I built my project 4 times, that's what I learned

Published: (March 30, 2026 at 08:28 AM EDT)
3 min read
Source: Dev.to

Source: Dev.to

Requirements

  • A landing page that could explain briefly what the Association was about
  • A web app to register people and to sign their presence at events

Initial Stack (2022)

  • React 18
  • PHP 8.1
  • MySQL

It worked well and felt snappy. The codebase was simple and naive.

Switching to a More Powerful Stack

Next.js

Wanted raw SSR power, server‑side logic from the frontend layer, and SEO optimization.

Go

Needed API scalability for a future mobile app and thousands of users.

PostgreSQL

Started paying for a managed PostgreSQL service, assuming it was needed over MySQL.

The first version was released in a month.

Price

The first problem was cost. Using render.com, each service cost $7 / month. With a frontend, backend, and database the total was around $21 / month, which was heavy for a small association.

Scalability

A major mistake was confusing scalability with complexity.
The system was full of abstractions and layers that made it organized but slow to change.

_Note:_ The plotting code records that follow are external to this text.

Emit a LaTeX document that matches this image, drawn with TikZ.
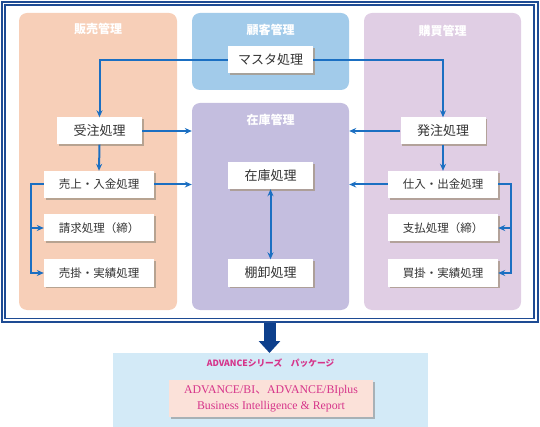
\documentclass[tikz,border=0pt]{standalone}
\usepackage{fontspec}
\setmainfont{Liberation Serif}
\newfontfamily\cjk{Noto Sans CJK JP}
\usetikzlibrary{shadows,arrows.meta}
\definecolor{pinkpanel}{HTML}{F7CFB8}
\definecolor{bluepanel}{HTML}{A2CBEA}
\definecolor{purppanel}{HTML}{C4BEDF}
\definecolor{lilapanel}{HTML}{E0CEE4}
\definecolor{connblue}{HTML}{1B6FC2}
\definecolor{framec}{HTML}{1E4B93}
\definecolor{bigarrow}{HTML}{0D3F8C}
\definecolor{pkgblue}{HTML}{D3EAF7}
\definecolor{pkgpink}{HTML}{FBE1D9}
\definecolor{magtext}{HTML}{D6348A}
\definecolor{shadowc}{HTML}{A89888}
\tikzset{
  panel/.style={rounded corners=8pt, draw=none, inner sep=0pt},
  ptitle/.style={text=white, font=\cjk\bfseries\fontsize{12}{14}\selectfont},
  proc/.style={fill=white, draw=none, minimum height=27pt, inner sep=0pt,
    font=\cjk\fontsize{13}{15}\selectfont, text=black!80,
    drop shadow={shadow xshift=1.6pt, shadow yshift=-1.6pt, fill=shadowc, opacity=0.8}},
  procs/.style={proc, minimum width=85pt},
  procw/.style={proc, minimum width=110pt, font=\cjk\fontsize{11.5}{13}\selectfont},
  conn/.style={draw=connblue, line width=2pt, -{Stealth[length=7pt,width=6pt]}},
}
\begin{document}
\begin{tikzpicture}[x=1pt,y=-1pt]
\useasboundingbox (0,0) rectangle (540,427);
% frame
\draw[framec, line width=1.7pt] (1.8,1.8) rectangle (537.7,322.2);
\draw[framec, line width=1.5pt] (5.2,5.2) rectangle (534,318.7);
% panels
\node[panel, fill=pinkpanel, minimum width=158pt, minimum height=297pt] (hpanel) at (98,161.5) {};
\node[panel, fill=bluepanel, minimum width=157pt, minimum height=77pt] (kpanel) at (270.5,51.5) {};
\node[panel, fill=purppanel, minimum width=157pt, minimum height=207pt] (zpanel) at (270.5,206.5) {};
\node[panel, fill=lilapanel, minimum width=157pt, minimum height=297pt] (bpanel) at (442.5,161.5) {};
\node[ptitle] (t1) at (98,29) {販売管理};
\node[ptitle] (t2) at (270.5,30) {顧客管理};
\node[ptitle] (t3) at (270.5,120) {在庫管理};
\node[ptitle] (t4) at (442.5,31) {購買管理};
% process nodes
\node[procs] (master) at (270.5,60) {マスタ処理};
\node[procs] (juchu) at (99.5,131) {受注処理};
\node[procs] (hatchu) at (443,131) {発注処理};
\node[procw] (uriage) at (99,184.5) {売上・入金処理};
\node[procw] (seikyu) at (99,228) {請求処理（締）};
\node[procw] (urikake) at (99,273) {売掛・実績処理};
\node[procw] (shiire) at (443,184.5) {仕入・出金処理};
\node[procw] (shiharai) at (443,228) {支払処理（締）};
\node[procw] (kaikake) at (443,273) {買掛・実績処理};
\node[procs] (zaiko) at (270.5,175.5) {在庫処理};
\node[procs] (tana) at (270.5,273) {棚卸処理};
% connectors
\draw[conn] (master.west) -| (juchu.north);
\draw[conn] (master.east) -| (hatchu.north);
\draw[conn] (juchu.east) -- (juchu.east -| zpanel.west);
\draw[conn] (hatchu.west) -- (hatchu.west -| zpanel.east);
\draw[conn] (juchu.south) -- (uriage.north);
\draw[conn] (hatchu.south) -- (shiire.north);
\draw[conn] (uriage.east) -- (uriage.east -| zpanel.west);
\draw[conn] (shiire.west) -- (shiire.west -| zpanel.east);
\coordinate (lb) at (31,0);
\coordinate (rb) at (511,0);
\draw[conn] (uriage.west) -| (lb |- urikake.west) -- (urikake.west);
\draw[conn] (lb |- seikyu.west) -- (seikyu.west);
\draw[conn] (shiire.east) -| (rb |- kaikake.east) -- (kaikake.east);
\draw[conn] (rb |- shiharai.east) -- (shiharai.east);
\draw[conn, {Stealth[length=7pt,width=6pt]}-{Stealth[length=7pt,width=6pt]}] (zaiko.south) -- (tana.north);
% package box
\node[fill=pkgblue, draw=none, minimum width=315pt, minimum height=74pt, anchor=north, inner sep=0pt] (pkg) at (270.5,353) {};
\coordinate (framebot) at (269.5,323);
\draw[bigarrow, line width=12pt, -{Triangle[length=12pt,width=21pt]}] (framebot) -- (framebot |- pkg.north);
\node[text=magtext, font=\cjk\bfseries\fontsize{8.7}{10}\selectfont] (pkgt) at (270.5,363) {ADVANCEシリーズ　パッケージ};
\node[fill=pkgpink, draw=none, minimum width=204pt, minimum height=37pt, inner sep=0pt,
  align=center, text=magtext, font=\fontsize{11.8}{15.5}\selectfont,
  drop shadow={shadow xshift=1.6pt, shadow yshift=-1.6pt, fill=black!45, opacity=0.6}] (bi) at (271,398.5)
  {ADVANCE/BI{\cjk 、}ADVANCE/BIplus\\Business Intelligence \& Report};
\end{tikzpicture}
\end{document}
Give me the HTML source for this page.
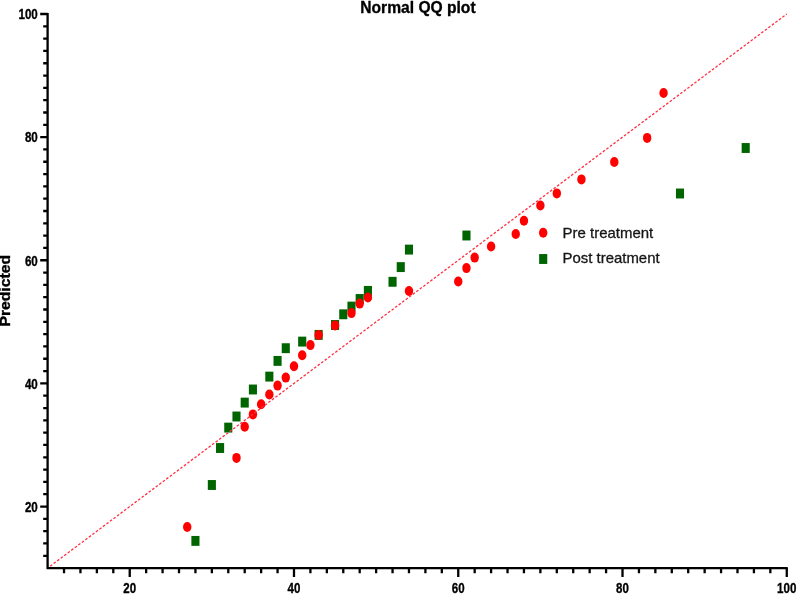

Such a setup suits a large corporation with many developers, but for a small project it became a burden whenever a feature needed tweaking.

Version 3

After realizing we needed something cheaper, we switched to a different stack while keeping SEO benefits.

  • Next.js – for SEO
  • Directus – back‑office
  • PostgreSQL

Next.js connected directly to Directus APIs, which felt great locally. Deployment was on fly.io for its low cost and automatic machine scaling.

Drawbacks: Directus took 5–10 seconds to start, the frontend another 2–3 seconds, resulting in 7–13 seconds to load the landing page.
Benefit: No monthly fees.

Version 4

We later realized many Directus‑editable sections were unnecessary. The refactor reduced editable parts to three sections.

  • Next.js (full static site)
  • PostgreSQL with Prisma as ORM
  • NextAuth for a quick login system
  • Simple dashboard for the three editable sections

The result: a one‑week website after almost four years of work.

What I Have Learned

  • Complex solutions are great conversation pieces, not necessarily good for production code.
  • Cost and infrastructure decisions should be made before drawing UML diagrams.
  • The project taught me to view the product as an integral part of the overall system, aligning with the association’s needs.
  • Scalability is relative; it depends on your actual requirements.
  • “The less you think about the future of the product, the better.” Build simple things and leave room for growth—less is more.